- Hideyuki in 2026

Mayor of Osaka
- Incumbent
- Assumed office 9 April 2023
- Preceded by: Ichirō Matsui

Member of Osaka Prefectural Assembly
- In office 30 April 2011 – 26 March 2023
- Constituency: Yodogawa-ku, Osaka City

Personal details
- Born: 13 May 1981 (age 45) Mitoyo, Kagawa, Japan
- Party: Nippon Ishin no Kai (national) Osaka Restoration Association (local)
- Alma mater: Kwansei Gakuin University

= Hideyuki Yokoyama =

Japanese economist and politician (born 1981)

Hideyuki Yokoyama (横山 英幸, Yokoyama Hideyuki) is a Japanese economist and politician who has served as the incumbent mayor of Osaka since 9 April 2023. He graduated from Kwansei Gakuin University with a degree in economics in 2004 and immediately began a career under the Osaka prefectural government.

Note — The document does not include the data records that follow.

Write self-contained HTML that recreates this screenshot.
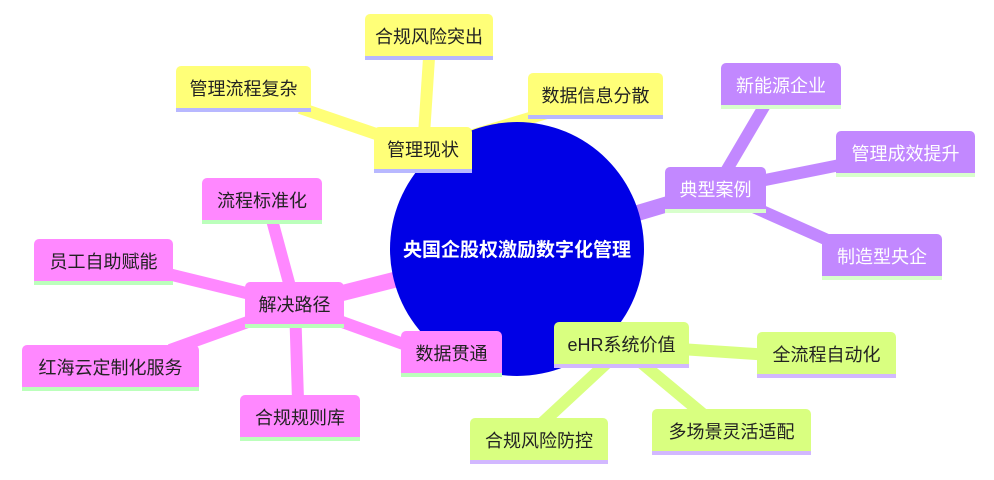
<!DOCTYPE html>
<html><head><meta charset="utf-8"><style>
html,body{margin:0;padding:0;background:#fff;}
#c{position:relative;width:994px;height:480px;overflow:hidden;font-family:"Liberation Sans","Noto Sans CJK SC",sans-serif;}
.n{position:absolute;box-sizing:border-box;display:flex;align-items:center;justify-content:center;font-size:18px;border-radius:5px 5px 0 0;border-bottom:4px solid;padding-top:2px;}
.y{background:#ffff78;border-color:#b8b8ff;color:#222;}
.p{background:#c288ff;border-color:#d8ffcc;color:#fff;}
.k{background:#ff88ff;border-color:#bbffbb;color:#222;}
.g{background:#d9ff80;border-color:#d2b8ff;color:#222;}
svg{position:absolute;left:0;top:0;}
</style></head><body><div id="c">
<svg width="994" height="480">
<g stroke-linecap="butt">
<g stroke="#ffff78">
<line x1="423" y1="150" x2="517" y2="249" stroke-width="16"/>
<line x1="423" y1="150" x2="429" y2="58" stroke-width="12"/>
<line x1="423" y1="150" x2="300" y2="108" stroke-width="12"/>
<line x1="423" y1="150" x2="550" y2="112" stroke-width="12"/>
</g>
<g stroke="#c288ff">
<line x1="715" y1="190" x2="517" y2="249" stroke-width="16"/>
<line x1="715" y1="190" x2="765" y2="105" stroke-width="12"/>
<line x1="715" y1="190" x2="850" y2="163" stroke-width="12"/>
<line x1="715" y1="190" x2="850" y2="250" stroke-width="12"/>
</g>
<g stroke="#ff88ff">
<line x1="295" y1="305" x2="517" y2="249" stroke-width="16"/>
<line x1="295" y1="305" x2="272" y2="220" stroke-width="12"/>
<line x1="295" y1="305" x2="160" y2="272" stroke-width="12"/>
<line x1="295" y1="305" x2="170" y2="350" stroke-width="12"/>
<line x1="295" y1="305" x2="298" y2="400" stroke-width="12"/>
<line x1="295" y1="305" x2="420" y2="350" stroke-width="12"/>
</g>
<g stroke="#d9ff80">
<line x1="620" y1="345" x2="517" y2="249" stroke-width="16"/>
<line x1="620" y1="345" x2="770" y2="355" stroke-width="12"/>
<line x1="620" y1="345" x2="710" y2="420" stroke-width="12"/>
<line x1="610" y1="360" x2="540" y2="425" stroke-width="12"/>
</g>
</g>
<circle cx="517" cy="249" r="127" fill="#0000e6"/>
<text x="517" y="256" fill="#fff" font-size="19" font-weight="bold" text-anchor="middle" font-family="Liberation Sans, Noto Sans CJK SC, sans-serif">央国企股权激励数字化管理</text>
</svg>
<div class="n y" style="left:365px;top:14px;width:128px;height:46px">合规风险突出</div>
<div class="n y" style="left:176px;top:66px;width:135px;height:46px">管理流程复杂</div>
<div class="n y" style="left:528px;top:73px;width:135px;height:46px">数据信息分散</div>
<div class="n y" style="left:374px;top:127px;width:98px;height:46px">管理现状</div>
<div class="n p" style="left:665px;top:167px;width:101px;height:46px">典型案例</div>
<div class="n p" style="left:721px;top:63px;width:120px;height:46px">新能源企业</div>
<div class="n p" style="left:836px;top:131px;width:139px;height:46px">管理成效提升</div>
<div class="n p" style="left:822px;top:234px;width:120px;height:46px">制造型央企</div>
<div class="n k" style="left:245px;top:282px;width:99px;height:46px">解决路径</div>
<div class="n k" style="left:202px;top:178px;width:120px;height:46px">流程标准化</div>
<div class="n k" style="left:34px;top:239px;width:139px;height:46px">员工自助赋能</div>
<div class="n k" style="left:22px;top:345px;width:177px;height:46px">红海云定制化服务</div>
<div class="n k" style="left:240px;top:395px;width:120px;height:46px">合规规则库</div>
<div class="n k" style="left:401px;top:331px;width:101px;height:46px">数据贯通</div>
<div class="n g" style="left:554px;top:322px;width:135px;height:46px">eHR系统价值</div>
<div class="n g" style="left:757px;top:332px;width:139px;height:46px">全流程自动化</div>
<div class="n g" style="left:652px;top:409px;width:159px;height:46px">多场景灵活适配</div>
<div class="n g" style="left:470px;top:418px;width:138px;height:46px">合规风险防控</div>
</div></body></html>
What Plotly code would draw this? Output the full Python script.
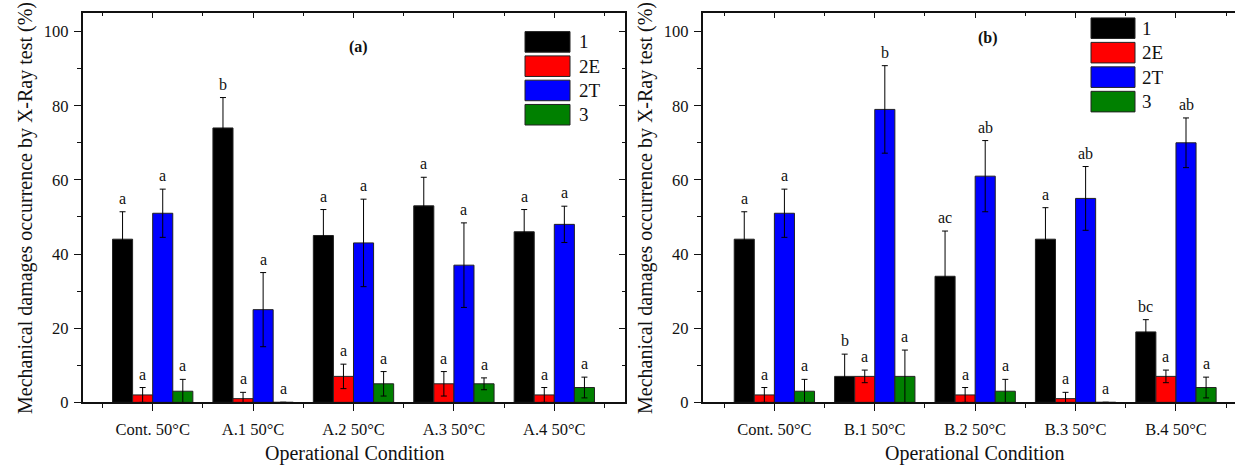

He was elected to the Osaka Prefectural Assembly in April 2011 and won further two terms in April 2015 and April 2019. He was elected as Osaka Restoration Association / Nippon Ishin No Kai candidate for mayor of Osaka in the April 2023 Osaka mayoral election following the previous incumbent, Ichirō Matsui's retirement from politics following the defeat of the Osaka Metropolis Plan in a 2020 referendum. He was reelected in 2026.